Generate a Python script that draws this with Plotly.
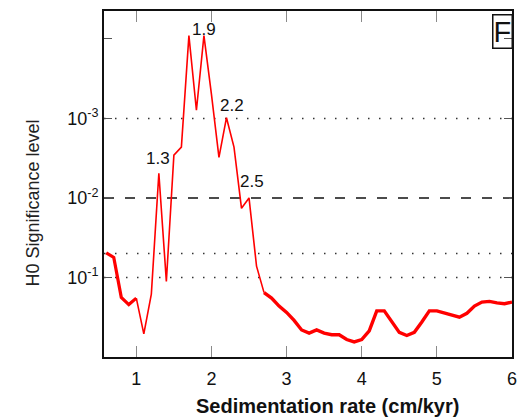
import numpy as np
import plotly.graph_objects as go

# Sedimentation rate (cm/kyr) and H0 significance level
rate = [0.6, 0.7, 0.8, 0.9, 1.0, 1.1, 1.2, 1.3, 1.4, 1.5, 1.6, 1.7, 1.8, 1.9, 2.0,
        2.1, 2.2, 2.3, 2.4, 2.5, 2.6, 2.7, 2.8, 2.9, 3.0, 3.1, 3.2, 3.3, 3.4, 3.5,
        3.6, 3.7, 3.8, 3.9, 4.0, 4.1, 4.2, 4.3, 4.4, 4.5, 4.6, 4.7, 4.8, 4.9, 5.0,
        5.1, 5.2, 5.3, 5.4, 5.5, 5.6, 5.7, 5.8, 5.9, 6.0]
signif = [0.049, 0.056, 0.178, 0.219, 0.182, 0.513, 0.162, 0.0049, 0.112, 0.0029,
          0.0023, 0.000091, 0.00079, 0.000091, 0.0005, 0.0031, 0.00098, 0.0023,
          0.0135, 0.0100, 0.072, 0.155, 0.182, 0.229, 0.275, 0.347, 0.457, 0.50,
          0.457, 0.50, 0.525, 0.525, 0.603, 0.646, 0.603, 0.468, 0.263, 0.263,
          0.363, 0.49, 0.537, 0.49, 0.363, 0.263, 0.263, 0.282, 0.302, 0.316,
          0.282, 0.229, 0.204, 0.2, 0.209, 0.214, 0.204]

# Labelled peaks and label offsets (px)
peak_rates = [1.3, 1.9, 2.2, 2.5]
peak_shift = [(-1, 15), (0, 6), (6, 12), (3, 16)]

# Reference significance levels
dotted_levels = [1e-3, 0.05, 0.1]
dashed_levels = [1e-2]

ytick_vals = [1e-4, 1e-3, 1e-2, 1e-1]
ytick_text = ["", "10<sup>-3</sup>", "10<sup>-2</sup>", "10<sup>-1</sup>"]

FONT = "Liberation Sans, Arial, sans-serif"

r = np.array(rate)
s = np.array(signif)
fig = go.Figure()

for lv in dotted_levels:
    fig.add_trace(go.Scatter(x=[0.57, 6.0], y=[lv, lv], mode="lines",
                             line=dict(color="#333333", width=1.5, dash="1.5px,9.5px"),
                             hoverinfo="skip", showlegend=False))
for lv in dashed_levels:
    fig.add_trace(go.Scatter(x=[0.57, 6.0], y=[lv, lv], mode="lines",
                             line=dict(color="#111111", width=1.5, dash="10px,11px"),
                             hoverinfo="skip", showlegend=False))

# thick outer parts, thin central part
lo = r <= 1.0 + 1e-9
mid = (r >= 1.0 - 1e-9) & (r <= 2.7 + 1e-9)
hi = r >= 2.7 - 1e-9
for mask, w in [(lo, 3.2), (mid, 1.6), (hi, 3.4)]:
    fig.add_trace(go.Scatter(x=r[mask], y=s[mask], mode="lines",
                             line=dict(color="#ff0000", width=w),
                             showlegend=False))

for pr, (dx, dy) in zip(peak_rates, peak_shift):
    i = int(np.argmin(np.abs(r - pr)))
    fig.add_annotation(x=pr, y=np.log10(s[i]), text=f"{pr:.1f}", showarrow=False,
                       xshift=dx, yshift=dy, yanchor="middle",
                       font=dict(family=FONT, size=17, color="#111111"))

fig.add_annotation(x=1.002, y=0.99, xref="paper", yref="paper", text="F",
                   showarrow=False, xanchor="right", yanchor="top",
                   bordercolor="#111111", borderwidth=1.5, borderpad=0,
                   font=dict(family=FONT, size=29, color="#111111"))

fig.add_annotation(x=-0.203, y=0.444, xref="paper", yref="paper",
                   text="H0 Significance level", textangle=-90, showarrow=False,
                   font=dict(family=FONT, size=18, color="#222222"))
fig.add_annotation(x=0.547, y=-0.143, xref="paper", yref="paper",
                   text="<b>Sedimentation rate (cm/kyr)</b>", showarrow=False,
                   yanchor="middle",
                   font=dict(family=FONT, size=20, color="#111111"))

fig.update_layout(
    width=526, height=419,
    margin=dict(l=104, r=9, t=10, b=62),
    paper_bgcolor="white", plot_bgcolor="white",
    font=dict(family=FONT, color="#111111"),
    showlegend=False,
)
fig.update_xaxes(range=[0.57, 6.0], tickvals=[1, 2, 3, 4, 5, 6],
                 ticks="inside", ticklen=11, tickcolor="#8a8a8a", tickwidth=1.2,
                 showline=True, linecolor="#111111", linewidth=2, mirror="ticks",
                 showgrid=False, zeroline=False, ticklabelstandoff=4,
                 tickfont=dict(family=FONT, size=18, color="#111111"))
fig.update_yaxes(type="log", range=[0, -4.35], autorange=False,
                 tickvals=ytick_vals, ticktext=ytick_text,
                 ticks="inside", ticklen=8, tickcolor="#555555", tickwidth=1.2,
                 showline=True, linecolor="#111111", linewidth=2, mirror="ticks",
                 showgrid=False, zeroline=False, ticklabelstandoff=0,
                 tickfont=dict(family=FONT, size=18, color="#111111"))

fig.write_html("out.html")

***

* _Work to complete_: Print the data above verbatim from the first line through the line holding "import plotly.graph_objects as go", leaving every picture out.

* _Task answer_:
Generate a Python script that draws this with Plotly.
import numpy as np
import plotly.graph_objects as go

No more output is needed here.